## Exercise material
%%
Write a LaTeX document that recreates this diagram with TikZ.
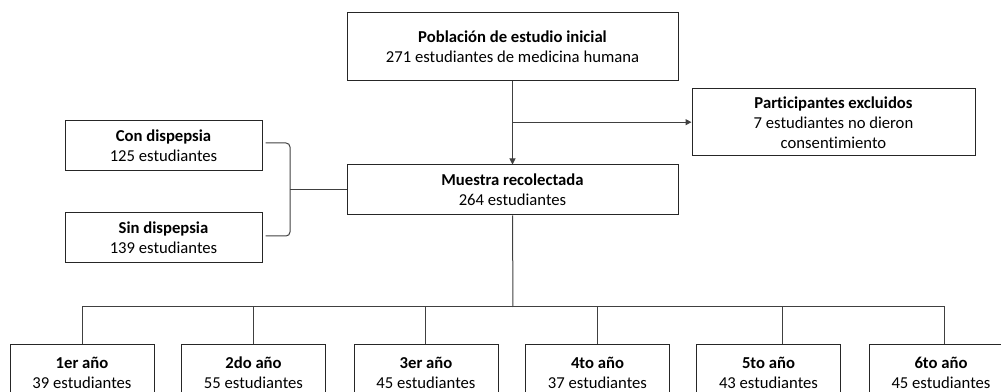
%%
%%
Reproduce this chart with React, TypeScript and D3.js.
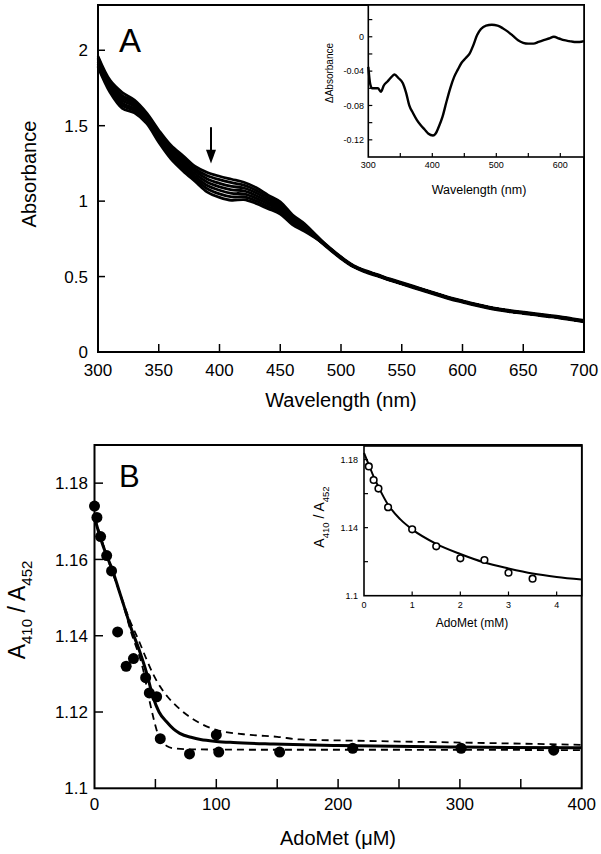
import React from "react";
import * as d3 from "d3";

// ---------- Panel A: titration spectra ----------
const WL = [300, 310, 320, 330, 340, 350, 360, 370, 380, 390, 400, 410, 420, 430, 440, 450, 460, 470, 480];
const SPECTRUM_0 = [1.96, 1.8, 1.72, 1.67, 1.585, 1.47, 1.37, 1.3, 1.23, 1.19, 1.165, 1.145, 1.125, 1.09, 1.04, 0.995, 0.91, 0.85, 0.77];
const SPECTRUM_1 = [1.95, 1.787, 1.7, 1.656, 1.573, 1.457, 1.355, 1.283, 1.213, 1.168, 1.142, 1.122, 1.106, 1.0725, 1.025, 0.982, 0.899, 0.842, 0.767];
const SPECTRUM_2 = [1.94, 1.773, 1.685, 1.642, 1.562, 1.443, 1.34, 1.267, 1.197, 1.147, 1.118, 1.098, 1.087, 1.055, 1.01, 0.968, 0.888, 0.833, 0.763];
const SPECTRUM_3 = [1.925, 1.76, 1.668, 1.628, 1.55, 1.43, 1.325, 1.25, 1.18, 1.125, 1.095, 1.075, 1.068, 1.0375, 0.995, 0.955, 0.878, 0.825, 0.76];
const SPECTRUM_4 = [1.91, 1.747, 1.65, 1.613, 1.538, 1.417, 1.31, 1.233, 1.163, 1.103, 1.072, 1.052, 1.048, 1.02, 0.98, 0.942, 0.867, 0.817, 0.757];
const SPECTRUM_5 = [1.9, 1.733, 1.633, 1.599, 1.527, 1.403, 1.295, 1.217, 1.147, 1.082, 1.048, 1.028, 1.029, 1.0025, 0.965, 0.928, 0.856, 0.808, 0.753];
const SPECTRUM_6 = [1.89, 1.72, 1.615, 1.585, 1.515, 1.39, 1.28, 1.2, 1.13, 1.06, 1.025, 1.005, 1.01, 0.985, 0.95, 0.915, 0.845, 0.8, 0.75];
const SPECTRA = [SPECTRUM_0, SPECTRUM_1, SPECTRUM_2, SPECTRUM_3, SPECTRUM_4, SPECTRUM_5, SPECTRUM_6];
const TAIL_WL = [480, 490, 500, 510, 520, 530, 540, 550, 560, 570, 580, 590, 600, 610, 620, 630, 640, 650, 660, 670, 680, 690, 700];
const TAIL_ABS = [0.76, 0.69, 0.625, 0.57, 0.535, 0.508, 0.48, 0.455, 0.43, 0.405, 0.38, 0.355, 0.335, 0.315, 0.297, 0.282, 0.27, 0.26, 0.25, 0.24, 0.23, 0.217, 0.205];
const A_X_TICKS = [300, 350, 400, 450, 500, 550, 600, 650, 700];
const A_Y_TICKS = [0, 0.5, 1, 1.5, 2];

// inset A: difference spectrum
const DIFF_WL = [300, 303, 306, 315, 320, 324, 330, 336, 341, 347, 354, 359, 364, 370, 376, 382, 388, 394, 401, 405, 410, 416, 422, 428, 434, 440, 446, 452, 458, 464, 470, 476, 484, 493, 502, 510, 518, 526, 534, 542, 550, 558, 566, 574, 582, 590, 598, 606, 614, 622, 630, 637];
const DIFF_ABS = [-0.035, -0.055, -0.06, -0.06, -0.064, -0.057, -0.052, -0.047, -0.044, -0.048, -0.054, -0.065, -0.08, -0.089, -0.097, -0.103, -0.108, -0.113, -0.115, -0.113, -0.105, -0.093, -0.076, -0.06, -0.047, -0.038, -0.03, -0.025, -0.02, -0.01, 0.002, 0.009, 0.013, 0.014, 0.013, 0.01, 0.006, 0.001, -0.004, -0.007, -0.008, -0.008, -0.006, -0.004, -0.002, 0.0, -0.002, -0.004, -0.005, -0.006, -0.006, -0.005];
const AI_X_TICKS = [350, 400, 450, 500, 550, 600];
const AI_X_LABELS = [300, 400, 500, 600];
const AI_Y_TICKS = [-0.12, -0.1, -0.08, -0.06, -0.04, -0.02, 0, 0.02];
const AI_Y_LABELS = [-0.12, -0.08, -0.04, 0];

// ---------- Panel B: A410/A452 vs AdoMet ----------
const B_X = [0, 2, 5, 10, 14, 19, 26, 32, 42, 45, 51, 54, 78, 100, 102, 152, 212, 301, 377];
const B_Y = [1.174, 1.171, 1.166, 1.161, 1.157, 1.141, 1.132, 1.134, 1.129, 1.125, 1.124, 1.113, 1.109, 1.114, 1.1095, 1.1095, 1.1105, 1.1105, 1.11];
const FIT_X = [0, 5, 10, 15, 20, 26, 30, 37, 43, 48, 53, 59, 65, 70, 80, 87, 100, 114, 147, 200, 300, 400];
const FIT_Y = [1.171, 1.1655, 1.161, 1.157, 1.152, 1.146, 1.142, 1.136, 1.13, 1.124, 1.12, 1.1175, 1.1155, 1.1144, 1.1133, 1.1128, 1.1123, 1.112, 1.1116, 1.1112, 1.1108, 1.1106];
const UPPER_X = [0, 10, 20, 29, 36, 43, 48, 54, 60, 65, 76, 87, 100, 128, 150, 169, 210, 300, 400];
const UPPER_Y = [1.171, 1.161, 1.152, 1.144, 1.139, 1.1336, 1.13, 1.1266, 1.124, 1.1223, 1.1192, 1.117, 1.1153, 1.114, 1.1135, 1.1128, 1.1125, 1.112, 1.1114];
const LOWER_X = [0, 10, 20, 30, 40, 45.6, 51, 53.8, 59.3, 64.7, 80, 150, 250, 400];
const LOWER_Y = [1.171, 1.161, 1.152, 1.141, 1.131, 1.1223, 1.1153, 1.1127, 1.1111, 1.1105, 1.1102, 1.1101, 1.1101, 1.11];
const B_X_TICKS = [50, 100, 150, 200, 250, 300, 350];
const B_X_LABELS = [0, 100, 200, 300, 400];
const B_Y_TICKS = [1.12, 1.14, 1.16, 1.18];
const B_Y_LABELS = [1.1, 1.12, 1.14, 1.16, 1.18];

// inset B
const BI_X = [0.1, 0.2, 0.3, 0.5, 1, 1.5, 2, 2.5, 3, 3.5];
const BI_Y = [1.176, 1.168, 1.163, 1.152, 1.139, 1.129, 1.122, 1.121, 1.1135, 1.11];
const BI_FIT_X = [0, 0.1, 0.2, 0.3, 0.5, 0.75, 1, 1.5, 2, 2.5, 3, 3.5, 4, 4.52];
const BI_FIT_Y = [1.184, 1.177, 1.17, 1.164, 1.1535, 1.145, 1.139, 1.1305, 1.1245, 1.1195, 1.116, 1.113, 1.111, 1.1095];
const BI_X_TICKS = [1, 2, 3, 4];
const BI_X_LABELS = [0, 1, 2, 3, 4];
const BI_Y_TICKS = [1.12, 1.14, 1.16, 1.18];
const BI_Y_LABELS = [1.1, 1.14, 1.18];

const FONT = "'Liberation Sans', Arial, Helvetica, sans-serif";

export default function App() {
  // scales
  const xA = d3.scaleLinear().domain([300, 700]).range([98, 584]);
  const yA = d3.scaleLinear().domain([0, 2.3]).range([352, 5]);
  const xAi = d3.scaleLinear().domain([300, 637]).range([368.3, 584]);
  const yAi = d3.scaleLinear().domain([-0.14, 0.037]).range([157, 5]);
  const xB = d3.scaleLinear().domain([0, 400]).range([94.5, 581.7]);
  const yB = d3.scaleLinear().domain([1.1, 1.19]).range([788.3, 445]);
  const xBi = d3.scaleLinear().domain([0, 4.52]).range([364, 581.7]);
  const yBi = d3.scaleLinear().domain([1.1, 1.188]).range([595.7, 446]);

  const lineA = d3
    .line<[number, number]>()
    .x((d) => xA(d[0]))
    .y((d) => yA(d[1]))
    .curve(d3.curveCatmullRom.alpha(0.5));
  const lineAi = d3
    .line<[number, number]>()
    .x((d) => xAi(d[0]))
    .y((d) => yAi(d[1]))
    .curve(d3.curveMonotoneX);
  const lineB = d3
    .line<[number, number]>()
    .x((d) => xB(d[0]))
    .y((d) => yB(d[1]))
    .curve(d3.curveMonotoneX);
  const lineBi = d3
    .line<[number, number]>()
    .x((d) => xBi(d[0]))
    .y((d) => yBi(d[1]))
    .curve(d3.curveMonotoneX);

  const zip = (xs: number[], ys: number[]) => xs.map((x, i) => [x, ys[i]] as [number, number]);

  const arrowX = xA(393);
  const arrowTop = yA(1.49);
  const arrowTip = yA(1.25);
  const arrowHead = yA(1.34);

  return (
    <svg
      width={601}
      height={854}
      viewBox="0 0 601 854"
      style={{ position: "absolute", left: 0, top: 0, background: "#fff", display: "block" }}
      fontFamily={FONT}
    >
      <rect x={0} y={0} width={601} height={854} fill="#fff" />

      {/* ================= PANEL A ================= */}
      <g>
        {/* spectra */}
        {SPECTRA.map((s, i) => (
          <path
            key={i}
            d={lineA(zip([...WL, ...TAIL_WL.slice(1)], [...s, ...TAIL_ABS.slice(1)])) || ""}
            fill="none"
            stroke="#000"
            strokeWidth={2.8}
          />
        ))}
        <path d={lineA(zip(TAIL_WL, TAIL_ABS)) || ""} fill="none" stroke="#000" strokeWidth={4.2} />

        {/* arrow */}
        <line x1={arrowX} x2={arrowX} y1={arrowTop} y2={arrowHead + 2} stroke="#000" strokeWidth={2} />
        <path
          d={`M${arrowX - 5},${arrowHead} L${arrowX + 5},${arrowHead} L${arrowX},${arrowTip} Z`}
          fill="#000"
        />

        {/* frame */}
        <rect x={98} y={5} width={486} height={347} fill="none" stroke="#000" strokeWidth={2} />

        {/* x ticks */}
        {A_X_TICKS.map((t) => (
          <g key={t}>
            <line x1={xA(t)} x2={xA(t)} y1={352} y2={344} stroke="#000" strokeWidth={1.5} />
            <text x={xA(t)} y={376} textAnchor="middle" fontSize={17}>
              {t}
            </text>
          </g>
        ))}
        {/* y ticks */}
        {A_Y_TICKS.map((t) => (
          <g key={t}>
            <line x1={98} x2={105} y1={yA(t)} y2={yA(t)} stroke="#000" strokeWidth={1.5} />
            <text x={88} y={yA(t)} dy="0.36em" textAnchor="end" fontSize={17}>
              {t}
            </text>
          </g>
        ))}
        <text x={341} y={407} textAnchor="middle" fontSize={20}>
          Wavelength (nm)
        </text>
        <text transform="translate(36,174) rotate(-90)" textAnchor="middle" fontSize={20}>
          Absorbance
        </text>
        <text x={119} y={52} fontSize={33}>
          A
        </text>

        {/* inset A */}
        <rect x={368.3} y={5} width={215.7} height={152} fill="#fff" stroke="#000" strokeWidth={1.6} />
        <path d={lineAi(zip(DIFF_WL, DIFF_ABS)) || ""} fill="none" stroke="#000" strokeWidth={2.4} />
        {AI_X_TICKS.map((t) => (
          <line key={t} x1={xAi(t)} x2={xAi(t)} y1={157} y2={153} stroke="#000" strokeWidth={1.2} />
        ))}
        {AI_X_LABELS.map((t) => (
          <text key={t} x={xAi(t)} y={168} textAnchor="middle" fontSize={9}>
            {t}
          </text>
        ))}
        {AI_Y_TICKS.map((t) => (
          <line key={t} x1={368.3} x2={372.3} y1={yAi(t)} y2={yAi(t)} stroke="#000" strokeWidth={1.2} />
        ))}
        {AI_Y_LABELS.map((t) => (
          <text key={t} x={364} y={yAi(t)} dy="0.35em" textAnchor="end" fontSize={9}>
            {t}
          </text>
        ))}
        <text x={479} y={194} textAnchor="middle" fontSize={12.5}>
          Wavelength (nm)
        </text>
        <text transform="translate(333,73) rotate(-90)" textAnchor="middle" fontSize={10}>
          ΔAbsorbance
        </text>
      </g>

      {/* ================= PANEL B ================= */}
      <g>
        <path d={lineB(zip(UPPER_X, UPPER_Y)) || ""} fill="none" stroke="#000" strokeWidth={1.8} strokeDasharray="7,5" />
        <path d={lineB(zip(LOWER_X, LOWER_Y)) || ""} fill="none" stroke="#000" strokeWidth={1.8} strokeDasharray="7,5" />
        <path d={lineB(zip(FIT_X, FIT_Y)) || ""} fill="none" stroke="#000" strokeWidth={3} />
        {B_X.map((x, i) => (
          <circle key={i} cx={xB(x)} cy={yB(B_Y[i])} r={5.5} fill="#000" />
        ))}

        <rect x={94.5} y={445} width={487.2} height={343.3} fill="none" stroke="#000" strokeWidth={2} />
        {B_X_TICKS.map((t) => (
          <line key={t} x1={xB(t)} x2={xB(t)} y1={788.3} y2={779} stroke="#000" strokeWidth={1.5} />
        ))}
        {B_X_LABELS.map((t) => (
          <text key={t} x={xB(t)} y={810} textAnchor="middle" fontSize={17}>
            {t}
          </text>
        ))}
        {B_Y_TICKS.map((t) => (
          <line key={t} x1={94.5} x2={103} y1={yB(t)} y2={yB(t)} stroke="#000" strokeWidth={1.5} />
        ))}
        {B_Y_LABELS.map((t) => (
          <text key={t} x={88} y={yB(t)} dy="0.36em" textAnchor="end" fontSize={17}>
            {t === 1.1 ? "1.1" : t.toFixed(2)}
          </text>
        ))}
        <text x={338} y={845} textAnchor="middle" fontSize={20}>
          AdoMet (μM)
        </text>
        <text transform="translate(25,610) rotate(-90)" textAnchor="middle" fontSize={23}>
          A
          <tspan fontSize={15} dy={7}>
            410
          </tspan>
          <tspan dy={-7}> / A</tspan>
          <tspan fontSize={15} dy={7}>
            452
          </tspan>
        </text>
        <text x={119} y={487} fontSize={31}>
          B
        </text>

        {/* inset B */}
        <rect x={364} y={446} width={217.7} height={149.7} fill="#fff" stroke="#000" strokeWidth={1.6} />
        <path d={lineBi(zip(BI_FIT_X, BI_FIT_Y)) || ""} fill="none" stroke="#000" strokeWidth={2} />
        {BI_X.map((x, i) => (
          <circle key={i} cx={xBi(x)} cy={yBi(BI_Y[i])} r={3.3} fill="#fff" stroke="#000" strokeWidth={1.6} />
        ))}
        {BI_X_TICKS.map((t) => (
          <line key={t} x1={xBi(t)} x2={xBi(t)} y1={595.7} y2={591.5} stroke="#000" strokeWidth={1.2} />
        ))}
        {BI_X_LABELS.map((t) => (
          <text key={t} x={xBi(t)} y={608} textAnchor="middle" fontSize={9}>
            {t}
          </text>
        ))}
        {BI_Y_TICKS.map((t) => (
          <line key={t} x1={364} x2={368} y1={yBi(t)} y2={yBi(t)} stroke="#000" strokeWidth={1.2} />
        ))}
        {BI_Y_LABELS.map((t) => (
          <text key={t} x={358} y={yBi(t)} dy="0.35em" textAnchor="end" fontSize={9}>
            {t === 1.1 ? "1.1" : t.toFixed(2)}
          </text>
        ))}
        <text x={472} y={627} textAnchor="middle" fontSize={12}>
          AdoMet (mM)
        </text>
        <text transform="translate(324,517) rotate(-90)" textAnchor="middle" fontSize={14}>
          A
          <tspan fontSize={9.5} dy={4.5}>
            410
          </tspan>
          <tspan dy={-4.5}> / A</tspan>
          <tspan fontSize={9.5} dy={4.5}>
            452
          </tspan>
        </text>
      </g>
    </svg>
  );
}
%%
## Requirement
Repeat, with no pictures, exactly the lines from the one containing "Reproduce this chart" through the one containing "import * as", the first and last included.

## Correct output
Reproduce this chart with React, TypeScript and D3.js.
import React from "react";
import * as d3 from "d3";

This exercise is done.